(Closed) Proper Etiquette For Receiving Too Large A Gift?

posted 6 years ago in Etiquette
Post # 3
Member
5494 posts
Bee Keeper
  • Wedding: August 2011

I would send him a thank you card expressing how grateful you are.  And then simply not cash the check.

Post # 4
Member
8738 posts
Bumble Beekeeper
  • Wedding: September 2011

@Meowkers: If they balance their checkbook they will know that the check was not cashed yet, and may feel uncomfortable until it is cashed because they are expecting that money to come out of their account.

@mwg569: This is a really rough situation. I’m not sure what to advise. I think it would hurt them for you to send back the check, but because of what I said above it’s also not great to keep the check and not cash it.

I’m interested to see what other bees have to say.

Post # 5
Member
4755 posts
Honey bee
  • Wedding: May 2012

It’s more insulting that you mention in anyway that he couldn’t afford what he gave. And unless you have a hand in his finaicial planning, are you most certain he doesn’t have assets in which he can afford such a large amount.

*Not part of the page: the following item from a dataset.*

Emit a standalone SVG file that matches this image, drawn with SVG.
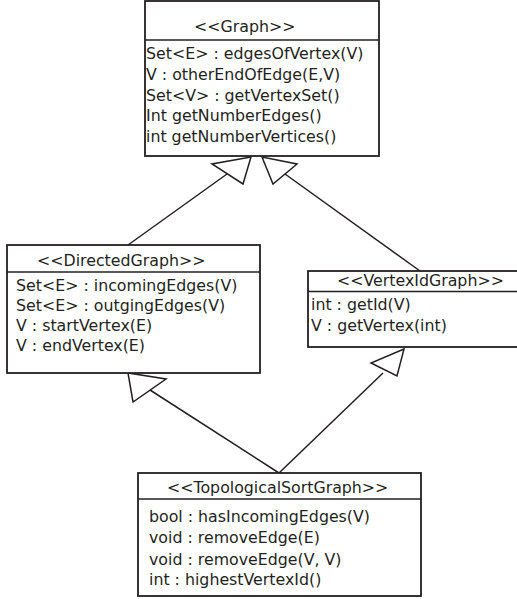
<svg xmlns="http://www.w3.org/2000/svg" width="517" height="599" viewBox="0 0 517 599">
<style>
.box{fill:#fff;stroke:#231f20;stroke-width:1.8}
.div{stroke:#231f20;stroke-width:1.5}
.t{font-family:"DejaVu Sans",sans-serif;font-size:15.8px;fill:#231f20}
.ln{stroke:#231f20;stroke-width:1.5;fill:none}
.ah{fill:#fff;stroke:#231f20;stroke-width:1.5;stroke-linejoin:miter}
</style>
<rect width="517" height="599" fill="#fff"/>
<g id="connectors">
<line class="ln" x1="128" y1="245" x2="227" y2="174"/>
<polygon class="ah" points="251,157 212,164 243,184"/>
<line class="ln" x1="420" y1="271" x2="285" y2="174"/>
<polygon class="ah" points="262,157 273,184 297,164"/>
<line class="ln" x1="279" y1="473" x2="150" y2="390"/>
<polygon class="ah" points="128,373 133,402 166,379"/>
<line class="ln" x1="279" y1="473" x2="383" y2="373"/>
<polygon class="ah" points="404,349 371,363 397,376"/>
</g>
<g id="graph">
<rect class="box" x="145" y="1" width="234" height="155"/>
<line class="div" x1="145" y1="40" x2="379" y2="40"/>
<text class="t" x="194" y="32">&lt;&lt;Graph&gt;&gt;</text>
<text class="t" x="146" y="59">Set&lt;E&gt; : edgesOfVertex(V)</text>
<text class="t" x="146" y="80">V : otherEndOfEdge(E,V)</text>
<text class="t" x="146" y="101">Set&lt;V&gt; : getVertexSet()</text>
<text class="t" x="146" y="121">Int getNumberEdges()</text>
<text class="t" x="146" y="142">int getNumberVertices()</text>
</g>
<g id="directedGraph">
<rect class="box" x="7" y="245" width="253" height="128"/>
<line class="div" x1="7" y1="272" x2="260" y2="272"/>
<text class="t" x="37" y="266">&lt;&lt;DirectedGraph&gt;&gt;</text>
<text class="t" x="16" y="291">Set&lt;E&gt; : incomingEdges(V)</text>
<text class="t" x="16" y="311">Set&lt;E&gt; : outgingEdges(V)</text>
<text class="t" x="16" y="331">V : startVertex(E)</text>
<text class="t" x="16" y="351">V : endVertex(E)</text>
</g>
<g id="vertexIdGraph">
<rect class="box" x="308" y="271" width="220" height="76"/>
<line class="div" x1="308" y1="291.5" x2="528" y2="291.5"/>
<text class="t" x="337" y="286">&lt;&lt;VertexIdGraph&gt;&gt;</text>
<text class="t" x="311" y="310">int : getId(V)</text>
<text class="t" x="311" y="331">V : getVertex(int)</text>
</g>
<g id="topologicalSortGraph">
<rect class="box" x="138" y="473" width="283" height="123"/>
<line class="div" x1="138" y1="499" x2="421" y2="499"/>
<text class="t" x="167" y="493">&lt;&lt;TopologicalSortGraph&gt;&gt;</text>
<text class="t" x="149" y="522">bool : hasIncomingEdges(V)</text>
<text class="t" x="149" y="543">void : removeEdge(E)</text>
<text class="t" x="149" y="565">void : removeEdge(V, V)</text>
<text class="t" x="149" y="585">int : highestVertexId()</text>
</g>
</svg>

But do NOT mention anything like thank you BUT… just thank him. Either cash it or don’t. (like the above poster suggested.)

Post # 6
Member
1415 posts
Bumble bee
  • Wedding: November 2011

I think you should accept the gift. It is their choice whether to give it, and say it was a household item that cost $1000, you wouldn’t return it and send them the money, would you? It seems to me that it is rude not to accept someone’s gift. You may not know the whole story behind their finances. 

Post # 7
Member
878 posts
Busy bee
  • Wedding: July 2012

I’m leaving this one for Katyelle… no clue o.O

Post # 8
Member
1562 posts
Bumble bee
  • Wedding: November 1999

I would accept the gift.  As the gift receiver, it’s not up to us to decide what someone can or cannot afford – that is up to the giver.

Post # 9
Member
1271 posts
Bumble bee
  • Wedding: June 2012

So long as you are certain that the check was meant to be $1,000, instead of $100, then I would cash it and write a very heart-felt thank you letter.

Post # 10
Member
5784 posts
Bee Keeper
  • Wedding: May 2011

Write a very nice thank you letter and deposit the check. It is rude to presume you understand their finances better than they do.

Post # 11
Member
4693 posts
Honey bee
  • Wedding: October 2013

I would definitely not just not cash the check.  It drives me crazy when people hold on to checks and I keep checking to see if it’s been cashed yet.  I also think it would be rude to return the check to him, to me that would be like telling him that you know better than he does what he can and cannot afford, and honestly I don’t think he would have given you the check if he couldn’t afford to do so.

Post # 12
Member
878 posts
Busy bee
  • Wedding: July 2012

Just had a brilliant thought- Cash the check, then for christmas send him a card with a really big check inside, like $500 😉

Post # 13
Member
2693 posts
Sugar bee
  • Wedding: October 2008

If his financial situation is as you described, not only would I feel badly accepting that money, I would also worry and wonder if the check was written incorrectly.  I would assume he meant to write it for $100, and then I would be freaking out about cashing it.  I’m not sure what to do either, but I wouldn’tw ant to offend him, or overdraft his bank account, OR assume that he was giving me that much money, when I know he has had financial struggles recently!! I’m trolling this thread to see what others suggest…

Post # 15
Member
584 posts
Busy bee

I’m not sure about the proper etiquette for the situation, but FWIW I don’t think it’s super rude to say something like “thank you SO much, but we simply can’t accept such a large gift!” I do think it’s rude to say “we know you can’t afford such a large gift!”

Post # 16
Member
3265 posts
Sugar bee

It would be impolite to tell him what he can/cannot afford. He is an adult and can choose what to give you.

While you may think it overly generous it may be his usual gift.

Do not presume to know more about his finances then he, and cash his cheque and send a lovely thank you.

Don’t mess with his finances by simply not cashing the cheque.